**WHAT TO WORK ON**. Extract the lines of the material below, beginning with the first and ending with the line that holds "ax.set_yticks([])". Skip every picture.

Source data
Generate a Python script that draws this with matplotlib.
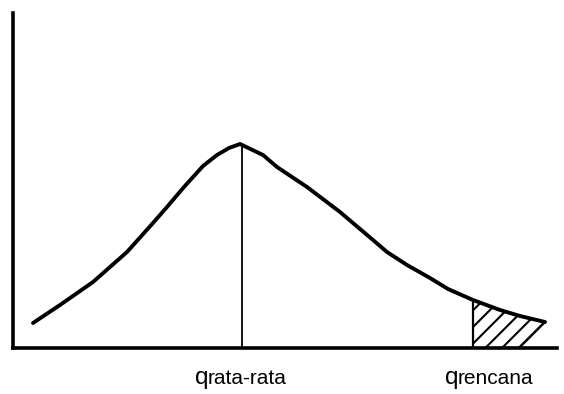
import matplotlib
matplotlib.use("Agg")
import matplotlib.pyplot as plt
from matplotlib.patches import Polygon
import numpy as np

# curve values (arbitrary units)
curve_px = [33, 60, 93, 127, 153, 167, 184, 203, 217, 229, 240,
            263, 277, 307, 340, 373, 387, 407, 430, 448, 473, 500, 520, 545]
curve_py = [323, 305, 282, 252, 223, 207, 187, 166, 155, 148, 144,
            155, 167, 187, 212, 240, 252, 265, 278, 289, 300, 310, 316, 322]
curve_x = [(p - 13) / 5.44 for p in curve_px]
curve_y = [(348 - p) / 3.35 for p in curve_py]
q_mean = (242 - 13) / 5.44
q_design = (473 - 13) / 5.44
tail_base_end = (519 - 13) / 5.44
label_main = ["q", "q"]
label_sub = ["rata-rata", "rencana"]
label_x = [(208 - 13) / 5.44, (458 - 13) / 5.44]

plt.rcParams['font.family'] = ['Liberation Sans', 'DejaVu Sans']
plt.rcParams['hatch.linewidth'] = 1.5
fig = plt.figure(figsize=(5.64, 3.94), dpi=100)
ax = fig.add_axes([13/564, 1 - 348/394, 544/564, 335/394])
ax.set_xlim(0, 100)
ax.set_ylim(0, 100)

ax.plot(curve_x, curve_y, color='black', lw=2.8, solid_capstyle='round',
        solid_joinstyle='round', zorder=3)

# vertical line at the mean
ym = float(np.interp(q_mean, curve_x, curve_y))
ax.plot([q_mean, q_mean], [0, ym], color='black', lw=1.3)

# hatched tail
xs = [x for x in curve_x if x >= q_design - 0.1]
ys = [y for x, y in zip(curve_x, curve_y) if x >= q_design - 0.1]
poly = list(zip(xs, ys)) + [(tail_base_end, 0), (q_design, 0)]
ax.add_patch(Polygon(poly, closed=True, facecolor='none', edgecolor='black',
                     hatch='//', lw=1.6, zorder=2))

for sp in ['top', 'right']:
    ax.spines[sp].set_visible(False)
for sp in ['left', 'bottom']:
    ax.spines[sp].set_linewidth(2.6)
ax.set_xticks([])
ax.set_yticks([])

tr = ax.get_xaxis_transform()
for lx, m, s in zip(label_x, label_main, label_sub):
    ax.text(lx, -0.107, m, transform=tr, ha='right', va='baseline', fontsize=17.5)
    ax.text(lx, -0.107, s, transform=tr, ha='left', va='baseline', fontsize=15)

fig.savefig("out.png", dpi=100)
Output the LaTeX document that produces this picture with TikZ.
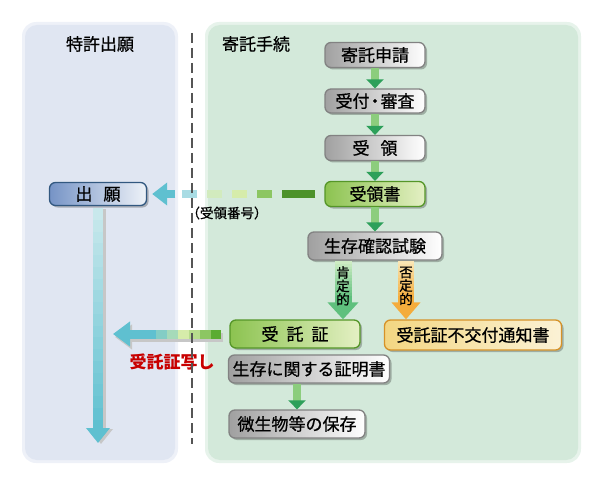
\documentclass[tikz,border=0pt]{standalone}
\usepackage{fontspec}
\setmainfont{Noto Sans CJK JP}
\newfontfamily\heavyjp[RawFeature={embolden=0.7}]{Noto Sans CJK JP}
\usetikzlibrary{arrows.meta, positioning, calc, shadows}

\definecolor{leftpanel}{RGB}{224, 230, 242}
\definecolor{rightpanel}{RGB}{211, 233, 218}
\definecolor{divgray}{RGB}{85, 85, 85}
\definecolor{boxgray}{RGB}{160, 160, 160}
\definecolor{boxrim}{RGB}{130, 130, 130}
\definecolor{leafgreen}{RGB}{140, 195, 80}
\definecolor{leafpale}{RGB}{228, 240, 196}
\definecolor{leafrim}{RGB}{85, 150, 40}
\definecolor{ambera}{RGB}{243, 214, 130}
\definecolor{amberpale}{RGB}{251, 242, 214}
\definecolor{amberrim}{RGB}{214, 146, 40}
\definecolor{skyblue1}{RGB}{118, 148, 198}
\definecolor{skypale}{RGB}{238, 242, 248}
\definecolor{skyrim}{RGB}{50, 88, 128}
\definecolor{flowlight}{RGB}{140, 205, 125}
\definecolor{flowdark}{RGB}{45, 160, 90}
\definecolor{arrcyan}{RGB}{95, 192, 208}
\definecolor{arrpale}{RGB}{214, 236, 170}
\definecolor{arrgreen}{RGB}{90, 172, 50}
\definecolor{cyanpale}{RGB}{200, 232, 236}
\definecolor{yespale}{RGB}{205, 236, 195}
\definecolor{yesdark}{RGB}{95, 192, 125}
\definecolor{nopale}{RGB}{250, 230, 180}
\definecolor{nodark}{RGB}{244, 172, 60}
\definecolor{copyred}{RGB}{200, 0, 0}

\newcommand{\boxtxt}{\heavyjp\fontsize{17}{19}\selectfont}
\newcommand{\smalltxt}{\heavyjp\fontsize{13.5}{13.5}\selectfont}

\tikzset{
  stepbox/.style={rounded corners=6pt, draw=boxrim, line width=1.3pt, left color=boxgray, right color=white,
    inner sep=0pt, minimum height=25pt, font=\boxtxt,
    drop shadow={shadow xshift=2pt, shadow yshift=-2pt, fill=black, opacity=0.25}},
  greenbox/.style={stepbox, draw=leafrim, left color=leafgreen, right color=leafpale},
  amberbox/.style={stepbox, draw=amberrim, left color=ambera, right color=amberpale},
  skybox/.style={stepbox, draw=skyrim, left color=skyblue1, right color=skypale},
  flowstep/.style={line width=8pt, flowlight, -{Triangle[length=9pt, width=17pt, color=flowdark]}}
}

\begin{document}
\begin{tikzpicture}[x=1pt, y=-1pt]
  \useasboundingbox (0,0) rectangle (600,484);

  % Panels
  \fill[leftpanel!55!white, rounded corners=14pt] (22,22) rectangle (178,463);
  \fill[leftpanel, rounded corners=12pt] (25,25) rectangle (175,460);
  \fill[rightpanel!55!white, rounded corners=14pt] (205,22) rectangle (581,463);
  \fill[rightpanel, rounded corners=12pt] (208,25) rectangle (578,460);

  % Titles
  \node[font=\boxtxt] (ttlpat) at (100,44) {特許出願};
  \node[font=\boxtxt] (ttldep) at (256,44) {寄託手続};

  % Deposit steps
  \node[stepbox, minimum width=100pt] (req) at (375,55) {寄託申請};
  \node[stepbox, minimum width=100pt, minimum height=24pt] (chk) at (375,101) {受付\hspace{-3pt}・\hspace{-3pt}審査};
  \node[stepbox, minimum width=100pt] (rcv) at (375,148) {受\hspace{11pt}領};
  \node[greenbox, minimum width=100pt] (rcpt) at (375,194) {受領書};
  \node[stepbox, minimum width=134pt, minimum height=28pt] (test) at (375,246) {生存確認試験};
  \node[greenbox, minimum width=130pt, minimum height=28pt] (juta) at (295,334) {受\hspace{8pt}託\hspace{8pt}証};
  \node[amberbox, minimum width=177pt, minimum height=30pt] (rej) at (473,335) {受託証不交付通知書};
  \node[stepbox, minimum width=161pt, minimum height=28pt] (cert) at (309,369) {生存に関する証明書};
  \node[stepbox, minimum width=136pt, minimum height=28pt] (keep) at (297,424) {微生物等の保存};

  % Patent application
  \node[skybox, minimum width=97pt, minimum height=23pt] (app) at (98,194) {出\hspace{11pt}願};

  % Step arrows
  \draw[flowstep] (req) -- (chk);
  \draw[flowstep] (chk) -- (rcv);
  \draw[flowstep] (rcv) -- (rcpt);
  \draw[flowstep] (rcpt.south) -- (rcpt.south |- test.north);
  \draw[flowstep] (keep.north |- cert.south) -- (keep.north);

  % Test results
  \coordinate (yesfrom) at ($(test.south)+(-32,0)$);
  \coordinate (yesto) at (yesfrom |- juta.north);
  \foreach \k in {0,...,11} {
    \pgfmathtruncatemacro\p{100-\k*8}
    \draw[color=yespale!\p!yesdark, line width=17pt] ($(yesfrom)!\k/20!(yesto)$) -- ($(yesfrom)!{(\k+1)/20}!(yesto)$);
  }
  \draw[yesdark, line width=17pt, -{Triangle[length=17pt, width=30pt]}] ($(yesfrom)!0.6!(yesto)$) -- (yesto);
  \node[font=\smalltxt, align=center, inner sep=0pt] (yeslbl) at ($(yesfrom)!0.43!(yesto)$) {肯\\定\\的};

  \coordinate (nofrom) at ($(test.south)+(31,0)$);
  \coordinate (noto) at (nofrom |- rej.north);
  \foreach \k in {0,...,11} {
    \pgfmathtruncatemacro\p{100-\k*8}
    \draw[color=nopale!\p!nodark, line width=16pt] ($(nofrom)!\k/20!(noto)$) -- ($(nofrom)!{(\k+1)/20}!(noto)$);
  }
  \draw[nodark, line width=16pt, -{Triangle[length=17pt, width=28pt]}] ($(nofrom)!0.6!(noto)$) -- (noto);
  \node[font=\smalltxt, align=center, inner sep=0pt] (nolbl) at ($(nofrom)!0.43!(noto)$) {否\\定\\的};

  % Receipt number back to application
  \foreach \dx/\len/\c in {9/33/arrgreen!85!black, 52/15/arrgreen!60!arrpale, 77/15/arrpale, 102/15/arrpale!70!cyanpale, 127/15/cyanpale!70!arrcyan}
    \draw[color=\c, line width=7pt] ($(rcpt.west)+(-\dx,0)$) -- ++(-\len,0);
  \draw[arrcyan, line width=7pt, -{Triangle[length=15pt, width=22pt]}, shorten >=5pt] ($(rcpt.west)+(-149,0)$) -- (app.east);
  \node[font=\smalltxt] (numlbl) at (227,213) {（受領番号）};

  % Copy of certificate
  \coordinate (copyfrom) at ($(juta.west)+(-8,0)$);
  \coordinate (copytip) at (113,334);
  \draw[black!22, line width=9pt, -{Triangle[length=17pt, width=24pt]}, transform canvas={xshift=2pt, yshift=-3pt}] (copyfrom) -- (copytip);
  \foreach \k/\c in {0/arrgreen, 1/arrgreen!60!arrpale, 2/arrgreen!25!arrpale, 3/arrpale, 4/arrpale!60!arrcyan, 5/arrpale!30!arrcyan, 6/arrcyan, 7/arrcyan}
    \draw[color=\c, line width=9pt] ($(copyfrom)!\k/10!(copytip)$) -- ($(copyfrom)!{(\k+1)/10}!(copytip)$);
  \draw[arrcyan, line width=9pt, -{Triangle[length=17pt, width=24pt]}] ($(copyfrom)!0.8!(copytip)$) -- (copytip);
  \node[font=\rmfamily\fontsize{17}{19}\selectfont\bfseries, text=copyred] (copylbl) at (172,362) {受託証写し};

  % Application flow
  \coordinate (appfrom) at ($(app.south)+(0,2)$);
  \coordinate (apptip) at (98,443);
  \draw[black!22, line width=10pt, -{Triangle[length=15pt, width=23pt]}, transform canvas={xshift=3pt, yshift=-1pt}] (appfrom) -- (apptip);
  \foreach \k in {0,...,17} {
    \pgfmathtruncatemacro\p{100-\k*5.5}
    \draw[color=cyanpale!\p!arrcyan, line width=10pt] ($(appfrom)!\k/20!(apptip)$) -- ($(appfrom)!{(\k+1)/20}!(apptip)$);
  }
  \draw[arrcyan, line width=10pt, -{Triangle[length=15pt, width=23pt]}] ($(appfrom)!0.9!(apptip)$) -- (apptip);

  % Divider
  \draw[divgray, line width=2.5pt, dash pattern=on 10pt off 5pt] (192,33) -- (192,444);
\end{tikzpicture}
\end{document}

**EXPECTED ANSWER**.
Generate a Python script that draws this with matplotlib.
import matplotlib
matplotlib.use("Agg")
import matplotlib.pyplot as plt
from matplotlib.patches import Polygon
import numpy as np

# curve values (arbitrary units)
curve_px = [33, 60, 93, 127, 153, 167, 184, 203, 217, 229, 240,
            263, 277, 307, 340, 373, 387, 407, 430, 448, 473, 500, 520, 545]
curve_py = [323, 305, 282, 252, 223, 207, 187, 166, 155, 148, 144,
            155, 167, 187, 212, 240, 252, 265, 278, 289, 300, 310, 316, 322]
curve_x = [(p - 13) / 5.44 for p in curve_px]
curve_y = [(348 - p) / 3.35 for p in curve_py]
q_mean = (242 - 13) / 5.44
q_design = (473 - 13) / 5.44
tail_base_end = (519 - 13) / 5.44
label_main = ["q", "q"]
label_sub = ["rata-rata", "rencana"]
label_x = [(208 - 13) / 5.44, (458 - 13) / 5.44]

plt.rcParams['font.family'] = ['Liberation Sans', 'DejaVu Sans']
plt.rcParams['hatch.linewidth'] = 1.5
fig = plt.figure(figsize=(5.64, 3.94), dpi=100)
ax = fig.add_axes([13/564, 1 - 348/394, 544/564, 335/394])
ax.set_xlim(0, 100)
ax.set_ylim(0, 100)

ax.plot(curve_x, curve_y, color='black', lw=2.8, solid_capstyle='round',
        solid_joinstyle='round', zorder=3)

# vertical line at the mean
ym = float(np.interp(q_mean, curve_x, curve_y))
ax.plot([q_mean, q_mean], [0, ym], color='black', lw=1.3)

# hatched tail
xs = [x for x in curve_x if x >= q_design - 0.1]
ys = [y for x, y in zip(curve_x, curve_y) if x >= q_design - 0.1]
poly = list(zip(xs, ys)) + [(tail_base_end, 0), (q_design, 0)]
ax.add_patch(Polygon(poly, closed=True, facecolor='none', edgecolor='black',
                     hatch='//', lw=1.6, zorder=2))

for sp in ['top', 'right']:
    ax.spines[sp].set_visible(False)
for sp in ['left', 'bottom']:
    ax.spines[sp].set_linewidth(2.6)
ax.set_xticks([])
ax.set_yticks([])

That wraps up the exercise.